Product update emails are a category SaaS companies almost universally do badly. The team ships a feature, marketing writes the announcement, the email goes to the entire user base, and engagement is invisible. Open rate sits at 15%. Click-through is sub-1%. The product team concludes "our customers don't care about updates". The truth is closer to "our customers never saw the update because the email landed in Promotions and they don't check Promotions".
Changelog emails fail because they're low-engagement broadcast to wide audiences. Fix it by segmenting (only send updates about surfaces a user actually uses), reducing frequency, offering opt-in granularity, and accepting that Promotions tab placement is fine if the user has opted in. In-app changelog complements email; it doesn't replace it.
Engagement signals matter more than copy
Mailbox providers measure engagement: opens (degraded by MPP), replies (strong), clicks (medium), folder moves (very strong), complaints (devastating). A changelog email that goes to your whole user base will, by definition, have low engagement — because most of your user base doesn't use the feature you just shipped.
Low engagement on the marketing sender drags down the sender's reputation. Over time, your other marketing mail — including the trial-end and renewal sequences — start underperforming because the sender's reputation has degraded. Changelog mail can be a slow poison for the rest of your email programme.
Promotions tab is fine, sometimes
Many product teams panic when changelog emails land in Promotions. They shouldn't. Promotions is the right placement for opt-in marketing content, including changelog. A user who has opted in to product updates and checks Promotions weekly is having the right experience.
The problem is not Promotions — it's spam, and it's users who don't check Promotions. For the latter, no email strategy will reach them; you need in-app surfaces. For the former, the fix is sender-reputation hygiene.
Segment by product surface area
The single highest-leverage move on changelog: don't send every update to every user. Segment by product surface area. If you ship a feature in your reporting module, send the announcement only to users who've opened the reporting module in the past 90 days. The audience is smaller; the engagement is dramatically higher; the sender reputation improves.
This requires product analytics in your CRM or sending tool. The setup work is real (instrumenting feature usage, syncing to the email tool) but it pays back in deliverability and in conversion-to-feature-adoption rates.
- By module: only users who've touched module X in the last quarter.

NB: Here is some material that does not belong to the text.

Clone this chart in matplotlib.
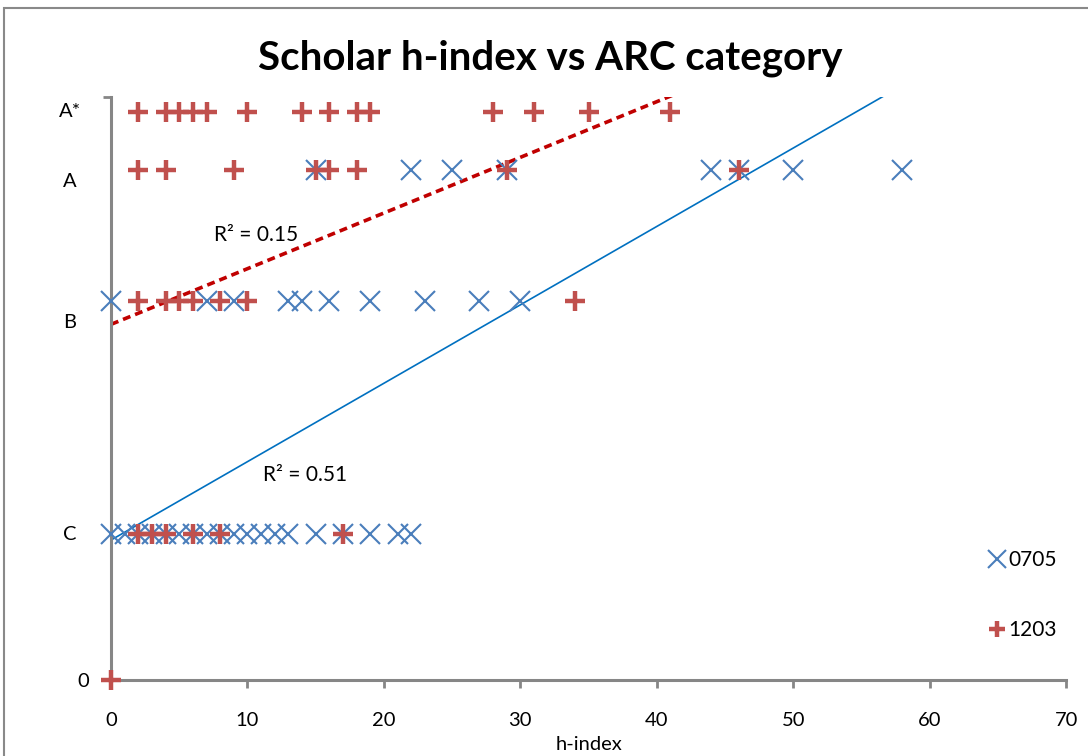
import matplotlib
matplotlib.use("Agg")
import matplotlib.pyplot as plt
from matplotlib.patches import Rectangle

plt.rcParams['font.family'] = ['Lato', 'DejaVu Sans']

# category levels as plotted on the y scale
cat_levels = {'0': 0.0, 'C': 1.0, 'B': 2.6, 'A': 3.5, 'A*': 3.9}
cat_label_pos = {'C': 1.0, 'B': 2.456, 'A': 3.42, 'A*': 3.90}

# series 0705 (blue x) h-index values per category
s0705_C = [0, 1, 2, 3, 4, 5, 6, 7, 8, 9, 10, 11, 12, 13, 15, 17, 19, 21, 22]
s0705_B = [0, 7, 9, 13, 14, 16, 19, 23, 27, 30]
s0705_A = [15, 22, 25, 29, 44, 46, 50, 58]

# series 1203 (red +) h-index values per category
s1203_0 = [0]
s1203_C = [2, 3, 4, 6, 8, 17]
s1203_B = [2, 4, 5, 6, 8, 10, 34]
s1203_A = [2, 4, 9, 15, 16, 18, 29, 46]
s1203_Astar = [2, 4, 5, 6, 7, 10, 14, 16, 18, 19, 28, 31, 35, 41]

# linear trendlines (intercept, slope, R²)
trend_0705 = (0.96, 0.0538, 0.51)
trend_1203 = (2.44, 0.0382, 0.15)

blue = '#4A7EBB'
red = '#C0504D'

x_blue = s0705_C + s0705_B + s0705_A
y_blue = ([cat_levels['C']] * len(s0705_C) + [cat_levels['B']] * len(s0705_B)
          + [cat_levels['A']] * len(s0705_A))
x_red = s1203_0 + s1203_C + s1203_B + s1203_A + s1203_Astar
y_red = ([cat_levels['0']] * len(s1203_0) + [cat_levels['C']] * len(s1203_C)
         + [cat_levels['B']] * len(s1203_B) + [cat_levels['A']] * len(s1203_A)
         + [cat_levels['A*']] * len(s1203_Astar))

fig = plt.figure(figsize=(10.88, 7.56), dpi=100)
ax = fig.add_axes([0.102, 0.1005, 0.878, 0.7712])

# outer chart border
fig.patches.append(Rectangle((4 / 1088, -0.1), 1.2, 1 - 8 / 756 + 0.1,
                             transform=fig.transFigure, fill=False,
                             edgecolor='#898989', linewidth=1.5))

ax.plot(x_blue, y_blue, linestyle='none', marker='x', markersize=14.5,
        markeredgewidth=1.5, color=blue, label='0705', clip_on=False, zorder=3)
ax.plot(x_red, y_red, linestyle='none', marker='+', markersize=14,
        markeredgewidth=3.2, color=red, label='1203', clip_on=False, zorder=3)

# trendlines
xs = [0, 70]
b0, m0, r0 = trend_0705
ax.plot(xs, [b0 + m0 * x for x in xs], color='#0070C0', linewidth=1.2, zorder=2)
b1, m1, r1 = trend_1203
ax.plot(xs, [b1 + m1 * x for x in xs], color='#C00000', linewidth=2.6,
        linestyle=(0, (2.2, 1.4)), zorder=2)

ax.text(10.6, 3.05, f'R² = {r1:.2f}', fontsize=15, ha='center', va='center')
ax.text(14.2, 1.41, f'R² = {r0:.2f}', fontsize=15, ha='center', va='center')

ax.set_xlim(0, 70)
ax.set_ylim(0, 4)
ax.set_xticks(range(0, 71, 10))
ax.set_yticks([0, 4])
ax.set_yticklabels(['0', ''])
for s in ['top', 'right']:
    ax.spines[s].set_visible(False)
for s in ['left', 'bottom']:
    ax.spines[s].set_color('#868686')
    ax.spines[s].set_linewidth(2.2)
ax.tick_params(axis='both', colors='#868686', width=2, length=6,
               labelsize=14.5, labelcolor='black')
ax.tick_params(axis='x', pad=17)
ax.tick_params(axis='y', pad=10)

for lab, yv in cat_label_pos.items():
    ax.text(-0.043, yv, lab, transform=ax.get_yaxis_transform(),
            fontsize=14.5, ha='center', va='center')

ax.set_xlabel('h-index', fontsize=14.5, labelpad=5)
fig.suptitle('Scholar h-index vs ARC category', fontsize=29, fontweight='bold',
             x=0.506, y=0.923, va='center')

ax.legend(loc='center left', bbox_to_anchor=(0.9, 0.146), frameon=False,
          fontsize=15, handlelength=0.7, handletextpad=0.2, labelspacing=2.4,
          markerscale=0.85)

fig.savefig('out.png', dpi=100)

- By plan: only users on plans that get the new feature.
- By role: admins for admin features, end-users for end-user features.
- By engagement tier: highly active users get more updates; dormant users get a monthly digest.
Opt-in granularity
Offer users explicit opt-in choices for product update categories. Major releases. Minor releases. Beta features. Security updates. The user picks. This serves two purposes: it cuts your audience to the people who genuinely want each kind of update (engagement rises), and it protects you from complaints (the user explicitly asked for this).

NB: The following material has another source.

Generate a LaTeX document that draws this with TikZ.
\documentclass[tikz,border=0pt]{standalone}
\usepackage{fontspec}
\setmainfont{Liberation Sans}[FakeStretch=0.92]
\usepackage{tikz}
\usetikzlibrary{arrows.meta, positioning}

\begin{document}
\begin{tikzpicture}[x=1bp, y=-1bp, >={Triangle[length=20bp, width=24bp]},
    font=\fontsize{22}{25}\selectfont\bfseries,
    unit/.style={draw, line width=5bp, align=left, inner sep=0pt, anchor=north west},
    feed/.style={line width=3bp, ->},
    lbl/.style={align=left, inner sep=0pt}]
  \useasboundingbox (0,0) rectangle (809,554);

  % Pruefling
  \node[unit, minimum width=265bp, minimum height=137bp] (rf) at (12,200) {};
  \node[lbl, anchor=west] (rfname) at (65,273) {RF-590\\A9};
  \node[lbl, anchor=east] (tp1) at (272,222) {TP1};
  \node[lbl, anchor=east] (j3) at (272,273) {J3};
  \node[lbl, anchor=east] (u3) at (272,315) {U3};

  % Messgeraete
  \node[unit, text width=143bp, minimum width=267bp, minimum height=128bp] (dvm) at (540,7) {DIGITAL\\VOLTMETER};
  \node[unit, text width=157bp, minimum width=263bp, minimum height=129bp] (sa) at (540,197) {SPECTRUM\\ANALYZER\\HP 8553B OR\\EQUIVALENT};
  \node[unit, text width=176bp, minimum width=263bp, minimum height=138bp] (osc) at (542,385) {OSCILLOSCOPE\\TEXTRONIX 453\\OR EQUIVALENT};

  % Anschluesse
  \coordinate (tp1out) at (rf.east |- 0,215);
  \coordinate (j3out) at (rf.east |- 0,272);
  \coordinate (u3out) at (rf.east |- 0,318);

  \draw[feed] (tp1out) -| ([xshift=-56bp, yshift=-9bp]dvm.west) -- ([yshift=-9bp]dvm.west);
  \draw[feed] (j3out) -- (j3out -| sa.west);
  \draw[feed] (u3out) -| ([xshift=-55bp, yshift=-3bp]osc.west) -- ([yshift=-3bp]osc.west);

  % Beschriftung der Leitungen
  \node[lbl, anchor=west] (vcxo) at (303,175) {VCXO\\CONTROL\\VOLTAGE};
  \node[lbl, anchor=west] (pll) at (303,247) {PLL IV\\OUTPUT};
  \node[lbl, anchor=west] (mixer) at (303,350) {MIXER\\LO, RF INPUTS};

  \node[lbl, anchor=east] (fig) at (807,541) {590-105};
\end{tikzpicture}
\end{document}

The opt-in UI lives in the user's notification preferences in your app. Honour the choices. The biggest mistake we see is a company that has "product update" in the preferences but sends them to everyone regardless. That's a complaint magnet.
Frequency: monthly digest beats weekly
For most SaaS, a monthly product-update digest outperforms weekly per-feature emails on every metric: open rate, click-through, deliverability, complaint rate. The monthly cadence respects the user's inbox; the digest format means each email has multiple things worth opening for.
Reserve per-feature emails for genuinely major launches — the ones that justify their own moment. Two or three a year, not two or three a week.
Each "mark as spam" click costs you measurably. Gmail considers complaint rate one of the most important signals; a complaint rate above 0.3% on a sender is a fast path to Promotions or worse. Sending changelog more often than users want is the most common cause of complaint-rate drift.
In-app vs email: complement, don't replace
An in-app changelog widget (Headway, Beamer, Canny's announce, or your own) reaches users when they're in product. Email reaches users when they're not. Both have their place.
The right pattern: in-app for highly engaged users (they'll see updates in the natural course of using the product); email for users who haven't logged in recently (the email is their re-engagement vehicle); both for big launches.
Don't collapse to email-only — you'll over-email and damage deliverability. Don't collapse to in-app-only — you miss every user who isn't already logged in.
Sender setup for product updates
Product updates belong on your marketing sending stream — not the transactional one. Mixing the two contaminates the transactional reputation. A separate marketing subdomain (news.example.com or updates.example.com) with its own SPF, DKIM, and reputation is the right setup.
Run weekly seed tests on the marketing subdomain. Track Promotions vs Spam vs Inbox placement. Promotions placement is fine and expected; Spam placement is a problem and signals reputation degradation.